A view of a mesh of raised electricity lines along a street in a suburb of Lebanon's capital Beirut. Image Credit: AFP

BEIRUT: The owners of private generators that provide a vital backup to Lebanon’s decrepit power grid have warned of their own cuts due to lack of fuel as the country’s economic crisis deepens.

The national network run by Electriciti du Liban is prone to blackouts and in some areas only manages to provide power for two hours a day.

That forces many Lebanese to pay a separate bill for a backup from neighbourhood generators run by private firms.

Vehicles on the lane adjacent to the petrol station queue up for fuel in Saadiyat on the Beirut-Sidon highway, south of the Lebanese captial on June 24, 2021 amidst severe fuel shortages. - The head of Lebanon’s militant Hezbollah on June 8 said that the country could soon be forced to rely on fuel imports from Iran, amid an ongoing economic collapse. Lebanon has been facing a fuel crisis in recent months, with long queues at service stations and some drivers waiting more than an hour to buy even small quantities of supplies.

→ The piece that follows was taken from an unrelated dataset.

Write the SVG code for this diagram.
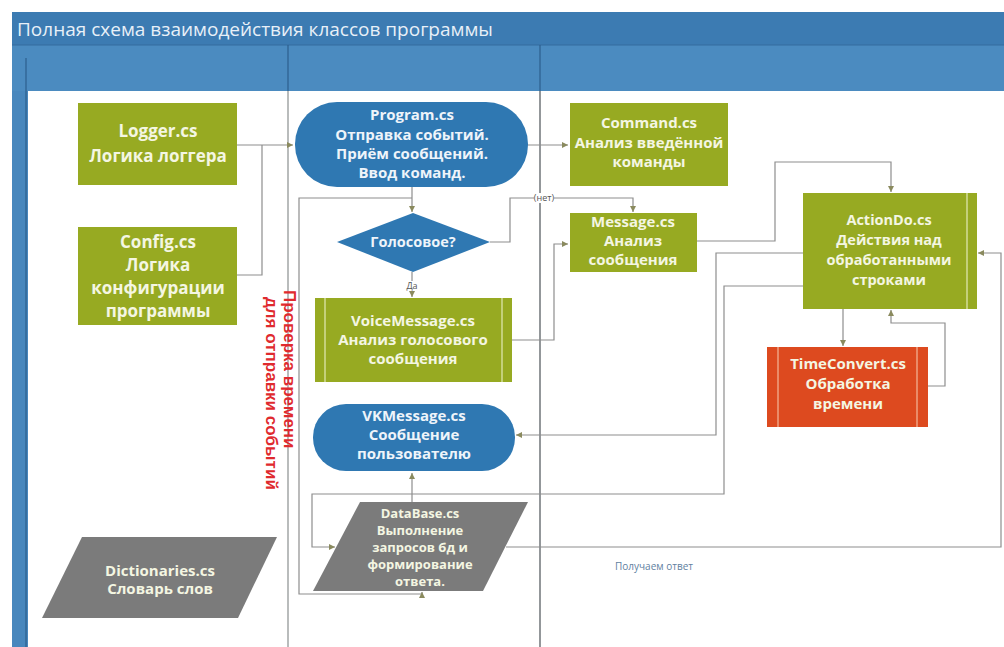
<svg xmlns="http://www.w3.org/2000/svg" width="1004" height="647" viewBox="0 0 1004 647">
<defs>
<style>
.green{fill:#97aa22;}
.blue{fill:#2f78b2;}
.gray{fill:#7b7b7b;}
.red{fill:#dd4a1f;}
.t{font-family:"Open Sans","Liberation Sans",sans-serif;font-weight:bold;fill:#f4f6e2;text-anchor:middle;}
.tb{font-family:"Open Sans","Liberation Sans",sans-serif;font-weight:bold;fill:#eef4fa;text-anchor:middle;}
.inner{stroke:#e3e9b8;stroke-width:1.2;fill:none;}
.innerR{stroke:#f4b89a;stroke-width:1.2;fill:none;}
.c{fill:none;stroke:#8e8e8e;stroke-width:1.2;}
.lbl{font-family:"Open Sans","Liberation Sans",sans-serif;font-size:9px;fill:#555;text-anchor:middle;}
</style>
<marker id="arr" markerWidth="8" markerHeight="8" refX="6" refY="3" orient="auto" markerUnits="userSpaceOnUse">
<path d="M0,0 L6,3 L0,6 Z" fill="#8a8a5e"/>
</marker>
</defs>
<rect x="0" y="0" width="1004" height="647" fill="#ffffff"/>
<!-- frame -->
<g id="frame">
<rect x="12" y="12" width="992" height="33" fill="#3c7bb2"/>
<rect x="12" y="45" width="992" height="46" fill="#4b8bc0"/>
<line x1="12" y1="45" x2="1004" y2="45" stroke="#356d9e" stroke-width="1"/>
<rect x="12" y="91" width="16" height="556" fill="#4887bd"/>
<line x1="26" y1="58" x2="26" y2="647" stroke="#2c5f8d" stroke-width="1.2"/>
<line x1="288" y1="45" x2="288" y2="91" stroke="#2c5f8d" stroke-width="1.2"/>
<line x1="540" y1="45" x2="540" y2="91" stroke="#2c5f8d" stroke-width="1.2"/>
<line x1="288" y1="91" x2="288" y2="647" stroke="#b9bcbc" stroke-width="2"/>
<line x1="540" y1="91" x2="540" y2="647" stroke="#6f7478" stroke-width="1.5"/>
<text x="17" y="36" font-family="Open Sans, Liberation Sans, sans-serif" font-size="19" fill="#e8f0f8">Полная схема взаимодействия классов программы</text>
</g>
<!-- connectors -->
<g id="connectors">
<path class="c" d="M237,145 H293" marker-end="url(#arr)"/>
<path class="c" d="M237,275 H262 V145"/>
<path class="c" d="M528,145 H568" marker-end="url(#arr)"/>
<path class="c" d="M412,187 V212" marker-end="url(#arr)"/>
<path class="c" d="M490,242 H510 V198 H633 V212" marker-end="url(#arr)"/>
<path class="c" d="M412,272 V297" marker-end="url(#arr)"/>
<path class="c" d="M512,340 H554 V244 H568" marker-end="url(#arr)"/>
<path class="c" d="M697,241 H775 V162 H891 V192" marker-end="url(#arr)"/>
<path class="c" d="M803,253 H716 V435 H516" marker-end="url(#arr)"/>
<path class="c" d="M803,286 H724 V494 H312 V547 H335" marker-end="url(#arr)"/>
<path class="c" d="M506,547 H1001 V253 H978" marker-end="url(#arr)"/>
<path class="c" d="M843,309 V346" marker-end="url(#arr)"/>
<path class="c" d="M928,386 H945 V323 H891 V310" marker-end="url(#arr)"/>
<path class="c" d="M412,502 V473" marker-end="url(#arr)"/>
<path class="c" d="M412,198 H299 V594 H422 V592" marker-end="url(#arr)"/>
<rect x="534" y="193" width="20" height="10" fill="#ffffff"/>
<text class="lbl" x="544" y="201">(нет)</text>
<rect x="405" y="281" width="14" height="10" fill="#ffffff"/>
<text class="lbl" x="412" y="289">Да</text>
<text x="266" y="297" transform="rotate(90 266 297)" font-family="Liberation Sans, Arial, sans-serif" font-weight="bold" font-size="17" fill="#df2a2e">для отправки событий</text>
<text x="284" y="290" transform="rotate(90 284 290)" font-family="Liberation Sans, Arial, sans-serif" font-weight="bold" font-size="17" fill="#df2a2e">Проверка времени</text>
<text x="615" y="570" font-family="Open Sans, Liberation Sans, sans-serif" font-size="10" fill="#5f7f9f">Получаем ответ</text>
</g>
<!-- nodes -->
<g id="logger">
<rect class="green" x="78" y="103" width="159" height="82"/>
<text class="t" font-size="17"><tspan x="158" y="137">Logger.cs</tspan><tspan x="158" y="162">Логика логгера</tspan></text>
</g>
<g id="config">
<rect class="green" x="78" y="227" width="159" height="98"/>
<text class="t" font-size="17"><tspan x="158" y="248">Config.cs</tspan><tspan x="158" y="271">Логика</tspan><tspan x="158" y="294">конфигурации</tspan><tspan x="158" y="317">программы</tspan></text>
</g>
<g id="program">
<rect class="blue" x="295" y="102" width="233" height="85" rx="42"/>
<text class="tb" font-size="15"><tspan x="412" y="120">Program.cs</tspan><tspan x="412" y="140">Отправка событий.</tspan><tspan x="412" y="159">Приём сообщений.</tspan><tspan x="412" y="178">Ввод команд.</tspan></text>
</g>
<g id="voice-check">
<polygon class="blue" points="337,242 413,213 490,242 413,272"/>
<text class="tb" font-size="14.5" x="413" y="247">Голосовое?</text>
</g>
<g id="voicemessage">
<rect class="green" x="315" y="298" width="197" height="84"/>
<line class="inner" x1="325" y1="298" x2="325" y2="382"/>
<line class="inner" x1="502" y1="298" x2="502" y2="382"/>
<text class="t" font-size="15"><tspan x="413" y="326">VoiceMessage.cs</tspan><tspan x="413" y="345">Анализ голосового</tspan><tspan x="413" y="364">сообщения</tspan></text>
</g>
<g id="vkmessage">
<rect class="blue" x="313" y="404" width="202" height="67" rx="33"/>
<text class="tb" font-size="15"><tspan x="414" y="421">VKMessage.cs</tspan><tspan x="414" y="440">Сообщение</tspan><tspan x="414" y="459">пользователю</tspan></text>
</g>
<g id="database">
<polygon class="gray" points="360,502 528,502 483,591 313,591"/>
<text class="t" font-size="13" fill="#eeeeee"><tspan x="420" y="518">DataBase.cs</tspan><tspan x="420" y="535">Выполнение</tspan><tspan x="420" y="552">запросов бд и</tspan><tspan x="420" y="569">формирование</tspan><tspan x="420" y="586">ответа.</tspan></text>
</g>
<g id="dictionaries">
<polygon class="gray" points="82,537 277,537 238,618 42,618"/>
<text class="t" font-size="15"><tspan x="160" y="576">Dictionaries.cs</tspan><tspan x="160" y="594">Словарь слов</tspan></text>
</g>
<g id="command">
<rect class="green" x="570" y="103" width="158" height="83"/>
<text class="t" font-size="15"><tspan x="649" y="128">Command.cs</tspan><tspan x="649" y="148">Анализ введённой</tspan><tspan x="649" y="167">команды</tspan></text>
</g>
<g id="message">
<rect class="green" x="570" y="213" width="127" height="59"/>
<text class="t" font-size="15"><tspan x="633" y="227">Message.cs</tspan><tspan x="633" y="246">Анализ</tspan><tspan x="633" y="265">сообщения</tspan></text>
</g>
<g id="actiondo">
<rect class="green" x="803" y="193" width="174" height="116"/>
<line class="inner" x1="967" y1="193" x2="967" y2="309"/>
<text class="t" font-size="14.5"><tspan x="889" y="225">ActionDo.cs</tspan><tspan x="889" y="245">Действия над</tspan><tspan x="889" y="265">обработанными</tspan><tspan x="889" y="285">строками</tspan></text>
</g>
<g id="timeconvert">
<rect class="red" x="767" y="347" width="161" height="80"/>
<line class="innerR" x1="778" y1="347" x2="778" y2="427"/>
<line class="innerR" x1="917" y1="347" x2="917" y2="427"/>
<text class="t" font-size="15"><tspan x="848" y="369">TimeConvert.cs</tspan><tspan x="848" y="389">Обработка</tspan><tspan x="848" y="409">времени</tspan></text>
</g>
</svg>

With the Lebanese economy facing its worst crisis in a generation and the currency in freefall, private suppliers have warned they are struggling to secure enough fuel to keep running.

The crisis is so acute that on Wednesday the lights went out in a building belonging to the foreign ministry, forcing employees to stop work, Lebanese media reported.

“Generator owners in several regions started telling customers on Wednesday that they would not be able to provide electricity for lack of mazout,” a widely used petrol derivative, said Abdu Saadeh, head of a syndicate for generator owners.

“We had warned late last week that the stocks would start running dry... and so far we haven’t found a solution.”

Lebanon has been roiled since autumn 2019 by an economic crisis the World Bank says is likely to rank among the world’s worst financial crises since the mid-19th century.

The collapse has sparked outrage at Lebanon’s political class, seen as woefully corrupt and unable to tackle the country’s many difficulties.

Officials have blamed the current fuel shortages on stockpiling by traders and a surge of fuel smuggling into Syria.

Several people have been arrested on suspicion of smuggling in recent weeks, according to the police.

The central bank has set up a mechanism to subsidise fuels by up to 85 per cent, but fuel importers have accused it of failing to implement the programme.

The head of public internet provider Ogero has warned that electricity cuts could also threaten Lebanon’s access to the web.